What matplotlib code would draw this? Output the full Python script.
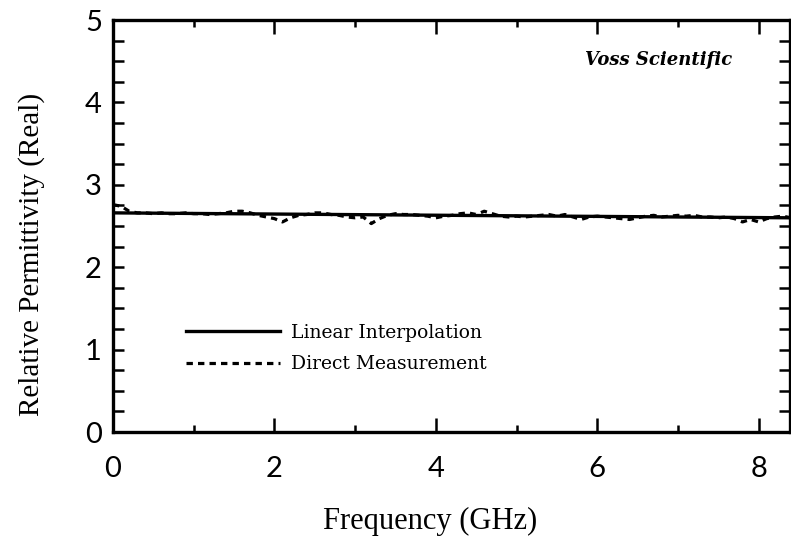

---

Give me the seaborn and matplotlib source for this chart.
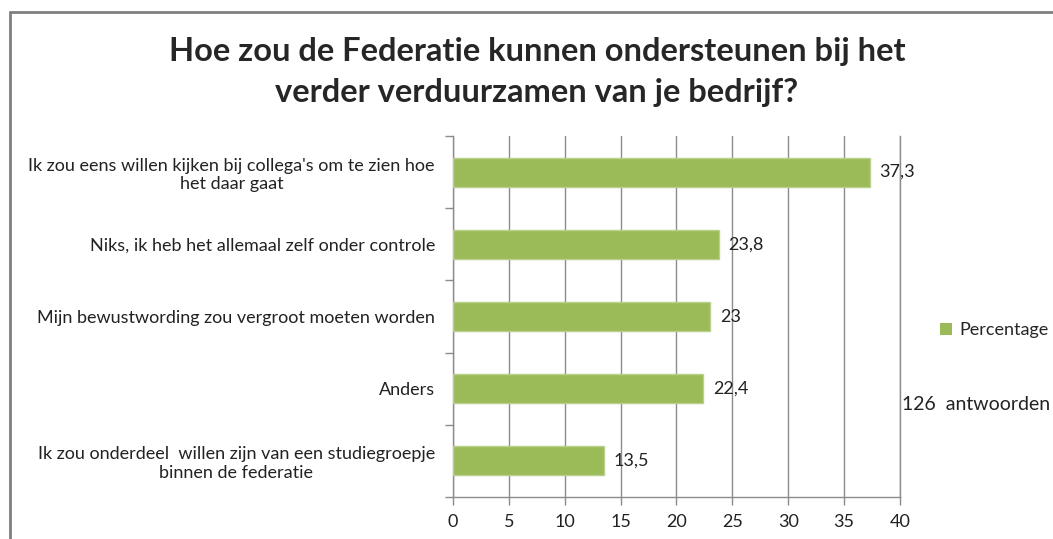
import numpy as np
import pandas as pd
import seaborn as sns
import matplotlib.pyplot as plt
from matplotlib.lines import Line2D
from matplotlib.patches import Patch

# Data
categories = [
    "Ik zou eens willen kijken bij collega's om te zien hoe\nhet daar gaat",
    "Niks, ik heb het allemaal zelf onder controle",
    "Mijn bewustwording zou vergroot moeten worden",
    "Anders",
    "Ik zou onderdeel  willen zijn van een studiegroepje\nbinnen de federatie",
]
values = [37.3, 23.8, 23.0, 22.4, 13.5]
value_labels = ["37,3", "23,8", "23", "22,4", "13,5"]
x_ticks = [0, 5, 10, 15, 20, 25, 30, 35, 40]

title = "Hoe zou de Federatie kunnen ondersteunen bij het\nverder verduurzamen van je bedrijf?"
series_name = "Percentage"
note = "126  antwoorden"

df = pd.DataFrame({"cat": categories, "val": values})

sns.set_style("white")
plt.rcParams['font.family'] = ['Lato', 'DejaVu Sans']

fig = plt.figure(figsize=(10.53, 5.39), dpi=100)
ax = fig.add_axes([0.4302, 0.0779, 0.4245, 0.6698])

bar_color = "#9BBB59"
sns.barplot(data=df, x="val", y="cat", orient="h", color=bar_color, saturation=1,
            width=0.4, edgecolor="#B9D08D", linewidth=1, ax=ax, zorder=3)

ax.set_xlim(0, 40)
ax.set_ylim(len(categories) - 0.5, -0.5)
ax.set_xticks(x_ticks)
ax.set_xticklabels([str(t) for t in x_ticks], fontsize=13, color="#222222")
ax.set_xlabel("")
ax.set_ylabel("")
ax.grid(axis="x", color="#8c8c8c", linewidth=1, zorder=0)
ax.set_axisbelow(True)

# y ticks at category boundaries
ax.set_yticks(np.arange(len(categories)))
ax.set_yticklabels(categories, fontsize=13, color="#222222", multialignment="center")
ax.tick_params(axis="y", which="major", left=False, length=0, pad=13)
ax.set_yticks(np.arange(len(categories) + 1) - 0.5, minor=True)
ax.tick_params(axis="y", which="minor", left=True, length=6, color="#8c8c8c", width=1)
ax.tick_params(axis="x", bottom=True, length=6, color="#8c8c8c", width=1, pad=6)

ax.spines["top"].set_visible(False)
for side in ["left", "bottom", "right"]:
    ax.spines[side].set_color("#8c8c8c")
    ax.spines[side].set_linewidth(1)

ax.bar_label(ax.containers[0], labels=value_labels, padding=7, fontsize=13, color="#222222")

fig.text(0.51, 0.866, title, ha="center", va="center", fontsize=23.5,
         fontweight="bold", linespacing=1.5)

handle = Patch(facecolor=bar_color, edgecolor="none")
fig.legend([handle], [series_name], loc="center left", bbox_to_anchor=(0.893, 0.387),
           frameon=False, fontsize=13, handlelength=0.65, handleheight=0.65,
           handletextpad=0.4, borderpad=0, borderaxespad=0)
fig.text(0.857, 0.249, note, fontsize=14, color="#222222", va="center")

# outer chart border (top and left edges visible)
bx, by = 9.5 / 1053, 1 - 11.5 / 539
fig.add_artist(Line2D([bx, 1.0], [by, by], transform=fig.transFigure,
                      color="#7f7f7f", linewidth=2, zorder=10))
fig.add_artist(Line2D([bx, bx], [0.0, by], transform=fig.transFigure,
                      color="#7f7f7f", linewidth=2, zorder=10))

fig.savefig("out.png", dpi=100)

---

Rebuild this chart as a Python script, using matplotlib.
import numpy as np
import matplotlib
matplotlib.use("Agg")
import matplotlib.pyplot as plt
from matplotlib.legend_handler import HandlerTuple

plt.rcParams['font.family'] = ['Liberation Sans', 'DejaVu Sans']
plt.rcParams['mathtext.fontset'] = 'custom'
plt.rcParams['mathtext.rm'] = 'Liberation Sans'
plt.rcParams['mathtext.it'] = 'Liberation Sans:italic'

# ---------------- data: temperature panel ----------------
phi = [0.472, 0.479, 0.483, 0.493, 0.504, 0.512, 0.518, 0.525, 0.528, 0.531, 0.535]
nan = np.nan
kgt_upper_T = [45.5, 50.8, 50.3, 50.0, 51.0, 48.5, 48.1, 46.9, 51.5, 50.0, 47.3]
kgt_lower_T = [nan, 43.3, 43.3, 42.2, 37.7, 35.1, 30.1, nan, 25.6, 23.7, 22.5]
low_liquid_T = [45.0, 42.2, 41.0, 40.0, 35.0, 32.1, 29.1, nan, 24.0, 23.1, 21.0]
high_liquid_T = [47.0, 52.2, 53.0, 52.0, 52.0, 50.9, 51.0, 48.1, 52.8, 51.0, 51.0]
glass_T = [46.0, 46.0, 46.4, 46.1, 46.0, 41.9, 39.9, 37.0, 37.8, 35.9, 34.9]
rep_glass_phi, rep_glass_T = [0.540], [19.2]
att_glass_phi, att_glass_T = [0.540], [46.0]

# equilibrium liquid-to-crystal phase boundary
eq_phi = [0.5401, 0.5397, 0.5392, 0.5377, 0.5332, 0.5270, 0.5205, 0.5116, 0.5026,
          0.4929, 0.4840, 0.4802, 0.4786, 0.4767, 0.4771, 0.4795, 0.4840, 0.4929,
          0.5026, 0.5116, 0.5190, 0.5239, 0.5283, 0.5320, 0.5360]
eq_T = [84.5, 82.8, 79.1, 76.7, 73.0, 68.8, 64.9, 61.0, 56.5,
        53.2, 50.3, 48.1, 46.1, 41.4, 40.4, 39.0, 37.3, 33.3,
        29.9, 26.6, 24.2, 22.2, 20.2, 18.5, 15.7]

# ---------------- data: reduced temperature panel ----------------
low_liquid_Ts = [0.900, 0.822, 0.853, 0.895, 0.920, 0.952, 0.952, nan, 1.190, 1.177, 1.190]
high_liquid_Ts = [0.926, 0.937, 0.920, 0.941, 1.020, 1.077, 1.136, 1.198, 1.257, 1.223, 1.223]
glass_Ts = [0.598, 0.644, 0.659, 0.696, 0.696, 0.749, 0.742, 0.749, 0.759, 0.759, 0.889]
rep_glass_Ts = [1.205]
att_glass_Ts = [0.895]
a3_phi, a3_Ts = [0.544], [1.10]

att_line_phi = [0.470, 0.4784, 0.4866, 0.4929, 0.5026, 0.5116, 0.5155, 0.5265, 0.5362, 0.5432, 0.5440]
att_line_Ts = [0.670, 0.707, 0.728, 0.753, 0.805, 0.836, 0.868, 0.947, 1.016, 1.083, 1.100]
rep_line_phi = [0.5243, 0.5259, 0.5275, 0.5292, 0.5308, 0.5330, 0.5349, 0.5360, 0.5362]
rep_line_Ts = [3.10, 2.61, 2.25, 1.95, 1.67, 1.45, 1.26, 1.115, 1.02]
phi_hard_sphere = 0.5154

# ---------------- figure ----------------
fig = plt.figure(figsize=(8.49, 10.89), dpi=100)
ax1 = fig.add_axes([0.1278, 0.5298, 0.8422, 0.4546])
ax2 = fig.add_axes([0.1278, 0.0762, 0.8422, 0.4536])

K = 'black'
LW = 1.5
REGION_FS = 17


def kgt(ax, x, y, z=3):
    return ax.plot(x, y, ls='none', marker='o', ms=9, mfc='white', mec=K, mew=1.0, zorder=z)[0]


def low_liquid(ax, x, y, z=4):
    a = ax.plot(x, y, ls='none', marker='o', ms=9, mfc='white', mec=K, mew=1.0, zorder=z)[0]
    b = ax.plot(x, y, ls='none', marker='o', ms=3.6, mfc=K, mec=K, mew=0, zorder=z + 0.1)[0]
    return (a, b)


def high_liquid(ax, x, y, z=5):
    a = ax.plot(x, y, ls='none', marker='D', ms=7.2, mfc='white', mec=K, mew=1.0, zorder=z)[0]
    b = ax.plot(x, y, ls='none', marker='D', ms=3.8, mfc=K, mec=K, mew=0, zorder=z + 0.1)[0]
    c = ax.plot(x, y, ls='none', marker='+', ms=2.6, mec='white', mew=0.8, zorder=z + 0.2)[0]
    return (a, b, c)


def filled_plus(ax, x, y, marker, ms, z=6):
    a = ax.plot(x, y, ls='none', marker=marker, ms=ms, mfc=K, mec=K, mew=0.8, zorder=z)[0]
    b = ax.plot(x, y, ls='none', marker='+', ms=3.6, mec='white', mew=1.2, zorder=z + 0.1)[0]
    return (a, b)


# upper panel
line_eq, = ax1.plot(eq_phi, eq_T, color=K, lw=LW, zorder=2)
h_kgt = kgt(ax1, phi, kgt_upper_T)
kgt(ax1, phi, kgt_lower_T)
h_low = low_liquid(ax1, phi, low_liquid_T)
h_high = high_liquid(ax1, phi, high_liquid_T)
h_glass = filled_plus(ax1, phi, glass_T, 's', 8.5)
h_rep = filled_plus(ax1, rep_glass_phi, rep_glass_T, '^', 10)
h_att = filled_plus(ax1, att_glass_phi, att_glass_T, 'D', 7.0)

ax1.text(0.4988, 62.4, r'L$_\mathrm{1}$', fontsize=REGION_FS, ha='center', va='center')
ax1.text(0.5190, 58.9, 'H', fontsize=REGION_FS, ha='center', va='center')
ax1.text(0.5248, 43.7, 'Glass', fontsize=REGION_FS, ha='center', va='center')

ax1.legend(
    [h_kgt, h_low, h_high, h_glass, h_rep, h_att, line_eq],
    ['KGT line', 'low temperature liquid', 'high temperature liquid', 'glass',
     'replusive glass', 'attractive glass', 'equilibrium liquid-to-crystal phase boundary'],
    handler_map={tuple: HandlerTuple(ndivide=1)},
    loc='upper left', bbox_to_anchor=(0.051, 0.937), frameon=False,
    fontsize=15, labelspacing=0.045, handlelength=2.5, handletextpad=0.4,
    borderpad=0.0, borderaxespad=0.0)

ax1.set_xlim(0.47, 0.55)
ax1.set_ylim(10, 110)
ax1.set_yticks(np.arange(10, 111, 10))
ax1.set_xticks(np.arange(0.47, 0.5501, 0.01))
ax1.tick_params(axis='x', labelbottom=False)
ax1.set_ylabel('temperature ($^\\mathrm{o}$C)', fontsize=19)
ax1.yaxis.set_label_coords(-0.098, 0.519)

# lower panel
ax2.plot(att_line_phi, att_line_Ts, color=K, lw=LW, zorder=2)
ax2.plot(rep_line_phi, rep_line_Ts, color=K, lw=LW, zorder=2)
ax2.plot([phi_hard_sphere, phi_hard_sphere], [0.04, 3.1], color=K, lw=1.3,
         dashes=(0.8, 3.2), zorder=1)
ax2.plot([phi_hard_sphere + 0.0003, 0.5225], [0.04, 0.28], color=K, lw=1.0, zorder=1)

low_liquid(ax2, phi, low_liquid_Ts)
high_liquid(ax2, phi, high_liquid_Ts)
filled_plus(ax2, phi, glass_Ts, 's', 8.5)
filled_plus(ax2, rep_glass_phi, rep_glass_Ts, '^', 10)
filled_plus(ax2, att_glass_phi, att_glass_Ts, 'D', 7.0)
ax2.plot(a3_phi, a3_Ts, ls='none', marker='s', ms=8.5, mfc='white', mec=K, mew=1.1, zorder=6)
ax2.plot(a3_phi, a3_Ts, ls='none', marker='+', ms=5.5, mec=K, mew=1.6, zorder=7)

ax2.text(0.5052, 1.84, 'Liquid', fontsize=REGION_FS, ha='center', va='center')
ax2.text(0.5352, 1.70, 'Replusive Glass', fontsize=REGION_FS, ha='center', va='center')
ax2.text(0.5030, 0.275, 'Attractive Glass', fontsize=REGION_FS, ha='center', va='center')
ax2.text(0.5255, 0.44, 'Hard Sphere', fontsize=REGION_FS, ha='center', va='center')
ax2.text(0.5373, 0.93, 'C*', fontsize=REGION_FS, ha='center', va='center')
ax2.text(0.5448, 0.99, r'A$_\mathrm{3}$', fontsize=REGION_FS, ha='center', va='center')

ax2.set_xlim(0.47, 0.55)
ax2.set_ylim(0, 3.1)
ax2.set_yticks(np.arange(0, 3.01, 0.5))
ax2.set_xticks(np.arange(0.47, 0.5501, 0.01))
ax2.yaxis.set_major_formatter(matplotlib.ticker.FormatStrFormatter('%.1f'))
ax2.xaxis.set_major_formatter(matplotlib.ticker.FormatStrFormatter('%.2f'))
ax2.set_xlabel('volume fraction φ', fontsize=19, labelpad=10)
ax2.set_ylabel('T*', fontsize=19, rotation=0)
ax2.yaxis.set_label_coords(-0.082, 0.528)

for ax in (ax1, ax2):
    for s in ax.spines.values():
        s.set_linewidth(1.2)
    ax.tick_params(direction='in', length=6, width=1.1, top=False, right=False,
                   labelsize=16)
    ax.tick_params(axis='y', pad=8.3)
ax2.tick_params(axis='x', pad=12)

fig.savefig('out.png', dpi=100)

_EXERCISE OBJECTIVE_: Skip the pictures. Set down only the lines from the one containing "Give me the" through the one containing "x_ticks = [0, 5, 10, 15, 20, 25, 30, 35, 40]", exactly as they appear, ends included.

_SOLUTION TO THE PROBLEM_:
Give me the seaborn and matplotlib source for this chart.
import numpy as np
import pandas as pd
import seaborn as sns
import matplotlib.pyplot as plt
from matplotlib.lines import Line2D
from matplotlib.patches import Patch

# Data
categories = [
    "Ik zou eens willen kijken bij collega's om te zien hoe\nhet daar gaat",
    "Niks, ik heb het allemaal zelf onder controle",
    "Mijn bewustwording zou vergroot moeten worden",
    "Anders",
    "Ik zou onderdeel  willen zijn van een studiegroepje\nbinnen de federatie",
]
values = [37.3, 23.8, 23.0, 22.4, 13.5]
value_labels = ["37,3", "23,8", "23", "22,4", "13,5"]
x_ticks = [0, 5, 10, 15, 20, 25, 30, 35, 40]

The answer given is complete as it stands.